To do
Locate the word "with" in the entries below, then gather every line that holds it.

┄┄┄┄┄┄

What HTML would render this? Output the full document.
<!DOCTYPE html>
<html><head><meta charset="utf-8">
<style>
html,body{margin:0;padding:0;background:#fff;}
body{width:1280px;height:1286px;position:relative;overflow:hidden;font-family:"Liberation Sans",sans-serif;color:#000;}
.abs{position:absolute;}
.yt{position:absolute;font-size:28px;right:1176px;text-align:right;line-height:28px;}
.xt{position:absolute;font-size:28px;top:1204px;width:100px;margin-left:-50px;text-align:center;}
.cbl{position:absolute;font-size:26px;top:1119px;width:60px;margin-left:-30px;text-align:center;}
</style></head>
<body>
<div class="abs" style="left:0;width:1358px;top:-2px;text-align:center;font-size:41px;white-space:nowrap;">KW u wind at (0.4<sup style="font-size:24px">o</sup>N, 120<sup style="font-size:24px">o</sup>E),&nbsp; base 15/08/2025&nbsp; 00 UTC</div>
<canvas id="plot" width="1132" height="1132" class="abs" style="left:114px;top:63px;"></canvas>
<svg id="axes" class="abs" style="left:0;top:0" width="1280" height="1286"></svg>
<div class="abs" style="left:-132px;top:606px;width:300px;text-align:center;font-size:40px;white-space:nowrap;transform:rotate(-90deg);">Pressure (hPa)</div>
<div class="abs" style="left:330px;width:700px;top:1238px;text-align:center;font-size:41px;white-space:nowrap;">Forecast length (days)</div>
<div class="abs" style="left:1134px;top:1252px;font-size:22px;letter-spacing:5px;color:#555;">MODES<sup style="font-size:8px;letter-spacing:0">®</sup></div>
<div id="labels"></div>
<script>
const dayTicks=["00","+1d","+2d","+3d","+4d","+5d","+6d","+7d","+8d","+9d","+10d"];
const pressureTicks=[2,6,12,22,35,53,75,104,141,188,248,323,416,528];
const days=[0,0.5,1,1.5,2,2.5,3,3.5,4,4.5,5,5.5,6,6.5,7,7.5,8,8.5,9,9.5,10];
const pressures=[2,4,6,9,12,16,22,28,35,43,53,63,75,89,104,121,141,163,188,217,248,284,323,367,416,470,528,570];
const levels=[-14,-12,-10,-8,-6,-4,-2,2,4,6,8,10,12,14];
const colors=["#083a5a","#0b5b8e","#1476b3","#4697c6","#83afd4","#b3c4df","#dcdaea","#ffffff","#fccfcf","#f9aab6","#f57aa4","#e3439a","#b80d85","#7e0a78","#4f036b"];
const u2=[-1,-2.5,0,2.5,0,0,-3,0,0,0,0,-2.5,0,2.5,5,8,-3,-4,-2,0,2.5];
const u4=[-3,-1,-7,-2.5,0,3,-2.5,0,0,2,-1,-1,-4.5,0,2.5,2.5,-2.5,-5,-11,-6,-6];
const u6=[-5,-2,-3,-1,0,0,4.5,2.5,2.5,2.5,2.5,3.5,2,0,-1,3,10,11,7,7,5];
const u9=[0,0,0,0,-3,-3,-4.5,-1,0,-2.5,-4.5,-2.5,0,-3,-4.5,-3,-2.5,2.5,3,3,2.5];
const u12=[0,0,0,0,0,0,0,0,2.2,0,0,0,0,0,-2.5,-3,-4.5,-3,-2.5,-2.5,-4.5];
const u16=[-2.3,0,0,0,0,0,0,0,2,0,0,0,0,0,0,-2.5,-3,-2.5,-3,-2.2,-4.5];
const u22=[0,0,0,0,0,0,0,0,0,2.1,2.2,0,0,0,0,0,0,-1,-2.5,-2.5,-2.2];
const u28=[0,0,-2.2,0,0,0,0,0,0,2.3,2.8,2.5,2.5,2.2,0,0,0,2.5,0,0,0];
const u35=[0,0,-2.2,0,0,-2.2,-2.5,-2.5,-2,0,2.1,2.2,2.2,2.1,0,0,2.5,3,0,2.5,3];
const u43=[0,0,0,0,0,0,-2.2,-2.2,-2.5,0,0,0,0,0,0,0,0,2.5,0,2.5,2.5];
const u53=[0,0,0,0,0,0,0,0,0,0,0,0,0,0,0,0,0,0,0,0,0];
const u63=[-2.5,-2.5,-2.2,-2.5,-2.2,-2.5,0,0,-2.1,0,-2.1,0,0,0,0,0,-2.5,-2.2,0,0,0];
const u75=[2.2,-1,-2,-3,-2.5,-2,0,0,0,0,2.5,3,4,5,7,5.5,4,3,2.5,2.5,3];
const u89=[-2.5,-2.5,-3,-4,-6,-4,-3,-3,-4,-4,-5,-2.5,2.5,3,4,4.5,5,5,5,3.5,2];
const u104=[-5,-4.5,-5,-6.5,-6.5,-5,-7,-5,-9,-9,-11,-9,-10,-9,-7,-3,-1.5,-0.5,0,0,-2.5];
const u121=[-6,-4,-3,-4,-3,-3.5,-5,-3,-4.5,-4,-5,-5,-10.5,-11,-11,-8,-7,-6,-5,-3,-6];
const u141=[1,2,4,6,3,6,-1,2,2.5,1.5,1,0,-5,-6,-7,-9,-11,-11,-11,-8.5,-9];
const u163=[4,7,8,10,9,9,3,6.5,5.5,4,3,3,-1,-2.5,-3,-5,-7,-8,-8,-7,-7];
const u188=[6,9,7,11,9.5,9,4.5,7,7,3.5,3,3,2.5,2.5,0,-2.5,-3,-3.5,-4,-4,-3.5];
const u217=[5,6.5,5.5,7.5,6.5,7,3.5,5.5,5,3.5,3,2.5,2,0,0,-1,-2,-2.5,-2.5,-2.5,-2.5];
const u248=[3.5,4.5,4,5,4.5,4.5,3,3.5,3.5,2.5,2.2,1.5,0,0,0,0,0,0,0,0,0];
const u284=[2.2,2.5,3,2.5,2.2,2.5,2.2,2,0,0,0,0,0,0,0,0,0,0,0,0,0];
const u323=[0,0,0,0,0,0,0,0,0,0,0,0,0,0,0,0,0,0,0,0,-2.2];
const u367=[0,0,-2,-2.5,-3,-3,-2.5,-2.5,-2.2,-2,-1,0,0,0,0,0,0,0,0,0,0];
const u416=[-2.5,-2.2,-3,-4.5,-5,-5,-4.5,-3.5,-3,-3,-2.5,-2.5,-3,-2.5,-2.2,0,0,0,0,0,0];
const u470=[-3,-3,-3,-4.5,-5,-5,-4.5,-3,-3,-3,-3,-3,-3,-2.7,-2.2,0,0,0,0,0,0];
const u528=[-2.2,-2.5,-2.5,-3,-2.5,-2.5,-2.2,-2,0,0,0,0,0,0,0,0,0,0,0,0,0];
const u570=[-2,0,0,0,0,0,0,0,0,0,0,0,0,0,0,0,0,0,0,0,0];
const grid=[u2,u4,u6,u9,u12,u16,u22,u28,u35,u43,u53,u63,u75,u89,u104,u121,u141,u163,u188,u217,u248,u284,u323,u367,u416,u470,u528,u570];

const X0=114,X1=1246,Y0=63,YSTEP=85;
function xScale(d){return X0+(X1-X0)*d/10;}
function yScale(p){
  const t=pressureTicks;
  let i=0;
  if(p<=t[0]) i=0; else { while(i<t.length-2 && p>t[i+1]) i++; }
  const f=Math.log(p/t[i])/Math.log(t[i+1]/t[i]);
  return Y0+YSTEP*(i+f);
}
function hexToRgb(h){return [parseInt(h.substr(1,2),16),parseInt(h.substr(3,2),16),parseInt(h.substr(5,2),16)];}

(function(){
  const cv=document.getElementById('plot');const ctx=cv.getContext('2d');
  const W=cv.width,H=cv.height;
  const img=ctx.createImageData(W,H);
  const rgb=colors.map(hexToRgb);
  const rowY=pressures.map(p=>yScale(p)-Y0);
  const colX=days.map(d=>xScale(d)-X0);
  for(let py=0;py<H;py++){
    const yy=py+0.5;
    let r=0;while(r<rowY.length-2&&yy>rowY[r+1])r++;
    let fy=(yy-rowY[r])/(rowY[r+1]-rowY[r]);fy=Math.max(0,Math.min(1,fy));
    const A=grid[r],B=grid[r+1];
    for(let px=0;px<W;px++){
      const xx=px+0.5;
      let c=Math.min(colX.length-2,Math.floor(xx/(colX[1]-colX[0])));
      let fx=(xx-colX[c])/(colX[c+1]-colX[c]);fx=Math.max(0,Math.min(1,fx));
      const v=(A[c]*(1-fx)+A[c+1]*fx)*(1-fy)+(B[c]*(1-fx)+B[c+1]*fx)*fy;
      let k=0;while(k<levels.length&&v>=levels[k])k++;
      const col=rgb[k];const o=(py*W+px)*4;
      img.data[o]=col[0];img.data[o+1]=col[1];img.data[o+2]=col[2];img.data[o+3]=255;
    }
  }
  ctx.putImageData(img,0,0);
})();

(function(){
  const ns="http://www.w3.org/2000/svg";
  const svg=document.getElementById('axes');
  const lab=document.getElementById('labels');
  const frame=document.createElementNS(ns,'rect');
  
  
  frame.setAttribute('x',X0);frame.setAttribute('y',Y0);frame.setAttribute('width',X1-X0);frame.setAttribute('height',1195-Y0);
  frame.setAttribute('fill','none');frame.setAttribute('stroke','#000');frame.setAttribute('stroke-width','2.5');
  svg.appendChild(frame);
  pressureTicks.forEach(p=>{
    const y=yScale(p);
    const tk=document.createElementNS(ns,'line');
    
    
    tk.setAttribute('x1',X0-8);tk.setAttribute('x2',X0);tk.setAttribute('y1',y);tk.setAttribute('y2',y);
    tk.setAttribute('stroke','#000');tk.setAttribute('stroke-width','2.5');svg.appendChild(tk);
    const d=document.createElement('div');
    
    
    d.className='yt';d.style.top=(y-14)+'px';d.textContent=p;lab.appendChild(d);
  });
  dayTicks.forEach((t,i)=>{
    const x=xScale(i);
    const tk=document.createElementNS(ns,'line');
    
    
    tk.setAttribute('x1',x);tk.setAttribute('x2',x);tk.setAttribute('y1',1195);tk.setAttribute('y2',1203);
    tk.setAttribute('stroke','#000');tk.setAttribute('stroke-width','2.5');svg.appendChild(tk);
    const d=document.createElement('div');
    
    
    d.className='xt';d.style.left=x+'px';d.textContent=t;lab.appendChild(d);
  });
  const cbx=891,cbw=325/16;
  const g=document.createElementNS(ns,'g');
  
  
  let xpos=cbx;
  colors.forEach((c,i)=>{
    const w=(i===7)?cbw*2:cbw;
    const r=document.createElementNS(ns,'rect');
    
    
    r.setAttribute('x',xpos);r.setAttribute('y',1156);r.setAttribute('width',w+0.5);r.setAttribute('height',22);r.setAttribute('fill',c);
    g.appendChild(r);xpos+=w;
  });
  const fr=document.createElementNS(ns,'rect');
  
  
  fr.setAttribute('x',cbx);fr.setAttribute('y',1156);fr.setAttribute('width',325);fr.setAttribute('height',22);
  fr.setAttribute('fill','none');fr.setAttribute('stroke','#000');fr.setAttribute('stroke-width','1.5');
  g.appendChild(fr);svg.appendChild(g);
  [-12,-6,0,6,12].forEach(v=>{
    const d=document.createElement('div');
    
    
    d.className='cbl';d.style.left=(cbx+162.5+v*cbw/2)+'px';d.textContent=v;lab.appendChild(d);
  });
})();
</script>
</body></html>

┄┄┄┄┄┄

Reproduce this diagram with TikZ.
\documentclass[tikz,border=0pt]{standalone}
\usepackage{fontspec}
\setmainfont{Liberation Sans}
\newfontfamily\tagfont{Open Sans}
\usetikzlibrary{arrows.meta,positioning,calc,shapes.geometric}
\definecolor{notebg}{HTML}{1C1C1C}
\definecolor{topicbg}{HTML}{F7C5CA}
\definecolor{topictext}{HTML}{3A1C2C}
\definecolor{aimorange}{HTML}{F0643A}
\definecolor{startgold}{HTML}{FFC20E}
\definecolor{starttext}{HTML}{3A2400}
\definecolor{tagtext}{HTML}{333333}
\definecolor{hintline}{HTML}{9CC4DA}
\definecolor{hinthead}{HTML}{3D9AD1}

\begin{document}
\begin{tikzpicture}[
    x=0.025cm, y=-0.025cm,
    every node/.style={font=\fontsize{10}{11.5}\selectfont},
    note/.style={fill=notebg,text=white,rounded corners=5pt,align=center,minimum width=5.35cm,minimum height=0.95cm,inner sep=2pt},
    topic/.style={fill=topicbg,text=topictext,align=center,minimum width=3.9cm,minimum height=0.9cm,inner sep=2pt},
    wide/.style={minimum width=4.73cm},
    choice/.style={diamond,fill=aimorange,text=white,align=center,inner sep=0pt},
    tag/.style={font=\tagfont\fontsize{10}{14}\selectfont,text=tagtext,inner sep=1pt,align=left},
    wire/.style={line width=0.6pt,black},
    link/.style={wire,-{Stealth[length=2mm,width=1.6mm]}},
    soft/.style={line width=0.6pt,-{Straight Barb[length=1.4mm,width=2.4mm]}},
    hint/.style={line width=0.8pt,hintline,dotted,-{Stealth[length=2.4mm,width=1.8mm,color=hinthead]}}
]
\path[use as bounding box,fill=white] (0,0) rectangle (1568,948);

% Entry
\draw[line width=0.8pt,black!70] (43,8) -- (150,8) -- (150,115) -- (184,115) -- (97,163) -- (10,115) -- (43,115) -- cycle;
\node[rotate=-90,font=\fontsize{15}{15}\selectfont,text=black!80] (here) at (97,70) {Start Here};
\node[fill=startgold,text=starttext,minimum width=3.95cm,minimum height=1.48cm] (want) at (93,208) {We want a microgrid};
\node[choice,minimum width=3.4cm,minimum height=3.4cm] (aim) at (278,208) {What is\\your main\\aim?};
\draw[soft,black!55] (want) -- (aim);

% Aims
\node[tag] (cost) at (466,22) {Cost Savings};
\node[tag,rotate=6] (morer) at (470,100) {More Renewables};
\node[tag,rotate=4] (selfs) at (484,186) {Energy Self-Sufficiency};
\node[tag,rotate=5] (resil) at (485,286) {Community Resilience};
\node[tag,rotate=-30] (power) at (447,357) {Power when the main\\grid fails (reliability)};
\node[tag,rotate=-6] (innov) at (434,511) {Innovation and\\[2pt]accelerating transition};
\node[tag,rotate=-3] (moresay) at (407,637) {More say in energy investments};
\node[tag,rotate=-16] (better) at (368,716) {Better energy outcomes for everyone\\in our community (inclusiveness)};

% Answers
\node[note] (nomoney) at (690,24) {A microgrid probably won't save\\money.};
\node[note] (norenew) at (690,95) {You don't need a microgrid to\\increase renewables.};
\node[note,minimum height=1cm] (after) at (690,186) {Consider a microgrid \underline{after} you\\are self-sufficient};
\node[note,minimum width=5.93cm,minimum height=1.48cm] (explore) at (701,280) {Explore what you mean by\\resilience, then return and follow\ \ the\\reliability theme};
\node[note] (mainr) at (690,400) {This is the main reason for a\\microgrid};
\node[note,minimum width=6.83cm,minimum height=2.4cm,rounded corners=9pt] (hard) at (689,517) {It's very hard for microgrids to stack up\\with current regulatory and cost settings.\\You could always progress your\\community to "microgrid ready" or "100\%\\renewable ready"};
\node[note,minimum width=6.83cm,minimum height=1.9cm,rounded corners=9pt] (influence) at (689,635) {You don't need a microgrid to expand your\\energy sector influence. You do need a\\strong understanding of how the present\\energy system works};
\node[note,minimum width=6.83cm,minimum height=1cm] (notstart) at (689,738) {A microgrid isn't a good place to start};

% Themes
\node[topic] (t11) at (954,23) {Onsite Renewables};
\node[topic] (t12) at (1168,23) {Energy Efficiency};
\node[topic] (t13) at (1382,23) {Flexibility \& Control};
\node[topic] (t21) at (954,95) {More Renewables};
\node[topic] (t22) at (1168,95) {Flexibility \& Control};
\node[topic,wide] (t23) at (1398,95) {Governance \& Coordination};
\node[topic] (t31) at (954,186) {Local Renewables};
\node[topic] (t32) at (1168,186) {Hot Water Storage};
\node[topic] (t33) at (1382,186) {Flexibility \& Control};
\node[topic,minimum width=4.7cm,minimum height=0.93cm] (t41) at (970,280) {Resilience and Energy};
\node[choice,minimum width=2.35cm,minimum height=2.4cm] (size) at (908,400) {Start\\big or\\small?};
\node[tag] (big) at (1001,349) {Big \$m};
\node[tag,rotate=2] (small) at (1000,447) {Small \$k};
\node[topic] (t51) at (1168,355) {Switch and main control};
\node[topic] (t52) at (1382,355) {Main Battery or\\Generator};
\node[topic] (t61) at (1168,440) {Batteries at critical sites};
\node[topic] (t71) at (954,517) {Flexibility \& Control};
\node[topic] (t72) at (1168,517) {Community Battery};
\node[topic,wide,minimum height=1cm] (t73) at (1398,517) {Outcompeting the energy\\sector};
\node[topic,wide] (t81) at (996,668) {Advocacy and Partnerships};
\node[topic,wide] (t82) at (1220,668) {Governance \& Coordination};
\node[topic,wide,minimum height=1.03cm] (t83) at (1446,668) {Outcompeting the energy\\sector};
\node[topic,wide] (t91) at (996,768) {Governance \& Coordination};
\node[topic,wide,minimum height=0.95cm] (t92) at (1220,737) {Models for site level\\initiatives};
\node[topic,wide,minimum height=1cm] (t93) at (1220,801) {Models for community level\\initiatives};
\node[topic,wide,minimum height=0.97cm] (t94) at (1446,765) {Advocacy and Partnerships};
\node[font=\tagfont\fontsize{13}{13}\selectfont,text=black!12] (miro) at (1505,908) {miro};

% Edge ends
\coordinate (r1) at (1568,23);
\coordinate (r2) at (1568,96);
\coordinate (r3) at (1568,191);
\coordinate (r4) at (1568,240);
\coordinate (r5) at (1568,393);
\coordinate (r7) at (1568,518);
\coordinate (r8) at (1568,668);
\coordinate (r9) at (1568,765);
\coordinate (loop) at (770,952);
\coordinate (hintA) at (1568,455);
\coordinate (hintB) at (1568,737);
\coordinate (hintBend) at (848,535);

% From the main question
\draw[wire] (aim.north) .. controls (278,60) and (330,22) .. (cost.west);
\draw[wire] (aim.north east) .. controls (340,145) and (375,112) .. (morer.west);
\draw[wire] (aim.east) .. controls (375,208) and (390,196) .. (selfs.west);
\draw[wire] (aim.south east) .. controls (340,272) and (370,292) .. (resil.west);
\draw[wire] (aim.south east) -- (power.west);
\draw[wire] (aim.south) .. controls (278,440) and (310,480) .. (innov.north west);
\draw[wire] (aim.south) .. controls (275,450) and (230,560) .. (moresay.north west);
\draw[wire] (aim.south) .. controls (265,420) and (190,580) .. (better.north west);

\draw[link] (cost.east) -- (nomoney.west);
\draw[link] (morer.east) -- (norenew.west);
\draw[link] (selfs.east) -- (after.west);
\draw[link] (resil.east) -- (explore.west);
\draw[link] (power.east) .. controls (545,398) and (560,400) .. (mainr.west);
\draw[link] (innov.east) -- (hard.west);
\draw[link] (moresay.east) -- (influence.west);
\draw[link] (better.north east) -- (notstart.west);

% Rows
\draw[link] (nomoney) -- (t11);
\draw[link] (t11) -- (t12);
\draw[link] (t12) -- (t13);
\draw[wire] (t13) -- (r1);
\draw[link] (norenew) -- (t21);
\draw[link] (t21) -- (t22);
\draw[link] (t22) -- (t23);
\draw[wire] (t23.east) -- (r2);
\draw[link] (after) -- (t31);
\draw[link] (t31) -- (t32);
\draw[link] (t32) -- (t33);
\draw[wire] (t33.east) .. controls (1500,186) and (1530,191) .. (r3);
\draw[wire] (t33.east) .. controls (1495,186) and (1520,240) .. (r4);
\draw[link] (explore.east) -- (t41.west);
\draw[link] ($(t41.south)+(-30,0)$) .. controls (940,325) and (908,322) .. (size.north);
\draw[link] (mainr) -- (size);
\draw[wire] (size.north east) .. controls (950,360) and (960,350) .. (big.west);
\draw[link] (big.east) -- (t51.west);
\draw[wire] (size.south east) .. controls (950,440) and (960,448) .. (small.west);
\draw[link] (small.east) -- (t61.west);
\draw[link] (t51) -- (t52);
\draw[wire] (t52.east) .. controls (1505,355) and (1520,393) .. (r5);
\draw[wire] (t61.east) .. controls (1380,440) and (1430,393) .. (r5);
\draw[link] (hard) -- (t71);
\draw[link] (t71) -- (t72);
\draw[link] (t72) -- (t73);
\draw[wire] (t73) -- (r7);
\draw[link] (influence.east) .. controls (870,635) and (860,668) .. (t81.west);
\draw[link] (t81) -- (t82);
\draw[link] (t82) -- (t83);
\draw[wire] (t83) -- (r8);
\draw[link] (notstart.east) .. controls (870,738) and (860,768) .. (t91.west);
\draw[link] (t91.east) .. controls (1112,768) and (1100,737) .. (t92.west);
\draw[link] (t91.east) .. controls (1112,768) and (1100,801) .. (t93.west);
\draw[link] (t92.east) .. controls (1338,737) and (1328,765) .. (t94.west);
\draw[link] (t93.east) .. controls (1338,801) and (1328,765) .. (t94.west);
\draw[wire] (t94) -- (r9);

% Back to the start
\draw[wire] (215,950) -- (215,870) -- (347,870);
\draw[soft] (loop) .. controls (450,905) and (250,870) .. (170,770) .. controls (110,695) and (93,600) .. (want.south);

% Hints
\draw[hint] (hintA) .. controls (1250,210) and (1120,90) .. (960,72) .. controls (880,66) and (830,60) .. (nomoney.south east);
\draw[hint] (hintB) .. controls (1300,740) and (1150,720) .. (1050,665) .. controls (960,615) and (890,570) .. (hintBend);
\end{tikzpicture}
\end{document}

┄┄┄┄┄┄

Output of the exercise
Reproduce this diagram with TikZ.
\node[note,minimum width=6.83cm,minimum height=2.4cm,rounded corners=9pt] (hard) at (689,517) {It's very hard for microgrids to stack up\\with current regulatory and cost settings.\\You could always progress your\\community to "microgrid ready" or "100\%\\renewable ready"};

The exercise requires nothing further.